Die Verhandlung kann auch ohne den Angeklagten weitergehen

Über das weitere Prozedere im Schwurgericht herrscht noch Unklarheit. Am morgigen Mittwoch soll - wie vorgesehen - der nächste Termin stattfinden. Ein Hungerstreik wäre für die Richter Neuland, bislang gab es einen solchen Fall hier noch nicht. In der Strafprozessordnung (StPO) ist die "Anwesenheitspflicht des Angeklagten" im Paragraphen 231 geregelt. Danach kann die Verhandlung auch ohne den Angeklagten weitergeführt werden, wenn er sich dem Termin "eigenmächtig" entzieht, indem er sich "in einen seine Verhandlungsfähigkeit ausschließenden Zustand" versetzt.
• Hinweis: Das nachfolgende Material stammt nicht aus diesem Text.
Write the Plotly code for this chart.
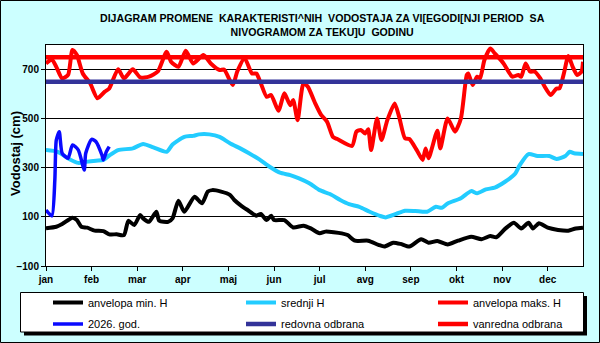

Das Gesetz fand schon 1976 den Segen des Bundesverfassungsgerichts. Anlass der Entscheidung war der Stuttgarter Baader-Meinhof-Prozess. RAF-Mitglieder hatten einen Hungerstreik angetreten, der Prozess wurde ohne sie fortgesetzt. Weil sie darin ihre Menschenwürde verletzt sahen, riefen sie die Verfassungshüter an. Die ließen die Terroristen abblitzen: Niemand habe ein Recht auf Anwesenheit im Prozess, wenn er "das Erfordernis seiner Verhandlungsfähigkeit dazu missbraucht, die Verhandlung in seiner Gegenwart zu vereiteln und damit dem Gang der Rechtspflege entgegenzutreten".